Why is that alternative better than God?
 

mikkel_the_dane

My own religion
I would say that it was created by God.

Other alternatives are
They have always existed (which is inconsistent with our observations and the laws of nature)

They came from nothing: which is incoherent and absurd.

Open question for everyone:
Are there other alternatives?

Why is that alternative better than God?

God was bored and created a demon and asked the demon: I am bored, got any ideas?
The demon answered: You are the source of everything and you can't be limited, because if there is something limiting you, then that can't be the case, because you are the source of everything, right?
God: Yes, I have no limits.
The demon: Then create without creating it a natural universe without souls, Heaven and what not, where the humans in it die, when they die.
And God did so.

I have not problem with the first unmoved mover, but that is all the first unmoved mover is. There is not guarantee, what you otherwise attach to God, is true of God.
 

leroy

Well-Known Member
The big bang. What created the energy, time, space and mass for the big bang? Scientists have never explained this. Where did existence come from? I will keep asking this question until someone answers it. So far, no one has.
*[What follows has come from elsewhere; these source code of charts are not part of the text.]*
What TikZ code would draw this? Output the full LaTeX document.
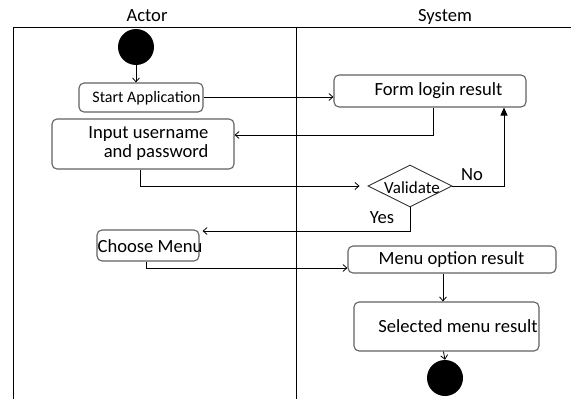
\documentclass[tikz,border=0pt]{standalone}
\usepackage{fontspec}
\setmainfont{Carlito}
\usetikzlibrary{arrows.meta,shapes.geometric}
\tikzset{
  box/.style={draw=black!62, line width=1.1pt, rounded corners=5pt, inner sep=0pt},
  txt/.style={inner sep=0pt, font=\fontsize{18.6}{19}\selectfont},
  smalltxt/.style={inner sep=0pt, font=\fontsize{16}{17}\selectfont},
  dot/.style={circle, fill=black, inner sep=0pt, minimum size=36pt},
  conn/.style={draw=black, line width=0.8pt},
  arr/.style={conn, -{Straight Barb[length=4pt,width=7pt]}},
  tarr/.style={conn, -{Triangle[length=8pt,width=7pt]}},
  lane/.style={draw=black, line width=0.8pt},
  dec/.style={diamond, aspect=2, draw=black!80, line width=0.9pt, inner sep=0pt, minimum width=84pt, minimum height=42pt}
}
\begin{document}
\begin{tikzpicture}[x=1pt,y=-1pt]
\useasboundingbox (0,0) rectangle (571,399);
% lanes
\draw[lane] (13,399) -- (13,27) -- (571,27);
\draw[lane] (296,27) -- (296,399);
\node[txt] (actor) at (147,16) {Actor};
\node[txt] (system) at (445,17) {System};
% nodes
\node[dot] (start) at (136,47) {};
\node[box, minimum width=124pt, minimum height=29pt] (startapp) at (141,97.5) {};
\node[smalltxt] (startapptxt) at (146.5,98) {Start Application};
\node[box, minimum width=182pt, minimum height=50pt] (input) at (143,144) {};
\node[txt, align=right] (inputtxt) at (148.5,143.5) {Input username\\and password};
\node[box, minimum width=192pt, minimum height=32pt] (form) at (430,91) {};
\node[txt] (formtxt) at (438.5,91) {Form login result};
\node[dec] (val) at (410,186) {};
\node[inner sep=0pt, font=\fontsize{17}{18}\selectfont] (valtxt) at (412,187.5) {Validate};
\node[txt] (no) at (472,175) {No};
\node[txt] (yes) at (382,218) {Yes};
\node[box, minimum width=102pt, minimum height=31pt] (choose) at (148,245.5) {};
\node[txt] (choosetxt) at (150,246) {Choose Menu};
\node[box, minimum width=208pt, minimum height=27pt] (menu) at (452,259.5) {};
\node[txt] (menutxt) at (451.5,260) {Menu option result};
\node[box, minimum width=185pt, minimum height=49pt] (sel) at (446.5,326.5) {};
\node[txt] (seltxt) at (458,326) {Selected menu result};
\node[dot] (end) at (445,378) {};
% connectors
\draw[arr] (start.south) -- (startapp.north -| start.south);
\draw[arr] (startapp.east |- 0,97) -- (form.west |- 0,97);
\draw[arr] ([xshift=3pt]form.south) |- ([yshift=9pt]input.east);
\draw[arr, shorten >=8pt] ([xshift=-3pt]input.south) |- (val.west);
\draw[tarr] (val.east) -| ([xshift=74pt]form.south);
\draw[arr] (val.south) |- ([xshift=3pt,yshift=14.5pt]choose.east);
\draw[arr] ([xshift=-2pt]choose.south) |- ([yshift=-8.5pt]menu.west);
\draw[arr] ([xshift=-9pt]menu.south) -- ([xshift=-9pt]menu.south |- sel.north);
\draw[arr] ([xshift=-3pt]sel.south) -- (end.north);
\end{tikzpicture}
\end{document}
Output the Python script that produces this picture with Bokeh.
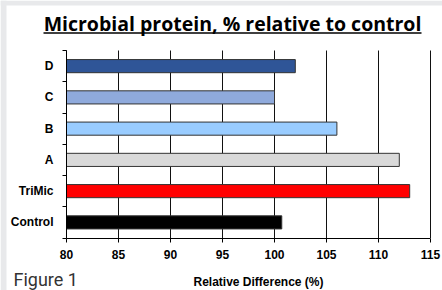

Based on current scientific knowledge matter/energy can't be created nor destroyed.

Based on current scientific knowledge matter/energy is not eternal .

So there are only 2 possibilities

1 they had a supernatural origin

2 our current understanding of science is wrong.

So you ether accept "the supernatural" or deny science.


Is there an other alternative?
 

paarsurrey

Veteran Member
Arguments for or against god

There is no positive argument against non-existence of G-d. Right, please?

Regards
 

We Never Know

No Slack
The big bang. What created the energy, time, space and mass for the big bang? Scientists have never explained this. Where did existence come from? I will keep asking this question until someone answers it. So far, no one has.

That is a mystery. Science can go back to nanoseconds after the big bang, anything before that all laws break down so we may never know.
 

We Never Know

No Slack
Based on current scientific knowledge matter/energy can't be created nor destroyed.

Based on current scientific knowledge matter/energy is not eternal .

So there are only 2 possibilities

1 they had a supernatural origin

2 our current understanding of science is wrong.

So you ether accept "the supernatural" or deny science.


Is there an other alternative?

Spill over through white holes from another universe is another hypothesis.
 

leroy

Well-Known Member
God was bored and created a demon and asked the demon: I am bored, got any ideas?
The demon answered: You are the source of everything and you can't be limited, because if there is something limiting you, then that can't be the case, because you are the source of everything, right?
God: Yes, I have no limits.
The demon: Then create without creating it a natural universe without souls, Heaven and what not, where the humans in it die, when they die.
And God did so.

I have not problem with the first unmoved mover, but that is all the first unmoved mover is. There is not guarantee, what you otherwise attach to God, is true of God.


Ok so if you don't like the God alternative..... What option do you propose?

Matter/energy came from nothing? They have always existed? What explanation do you propose and why is that alternative better than God?
 

mikkel_the_dane

My own religion
Based on current scientific knowledge matter/energy can't be created nor destroyed.

Based on current scientific knowledge matter/energy is not eternal .

So there are only 2 possibilities

1 they had a supernatural origin

2 our current understanding of science is wrong.

So you ether accept "the supernatural" or deny science.


Is there an other alternative?

#1 only tells you that it was a unmoved mover. The rest you attach is faith.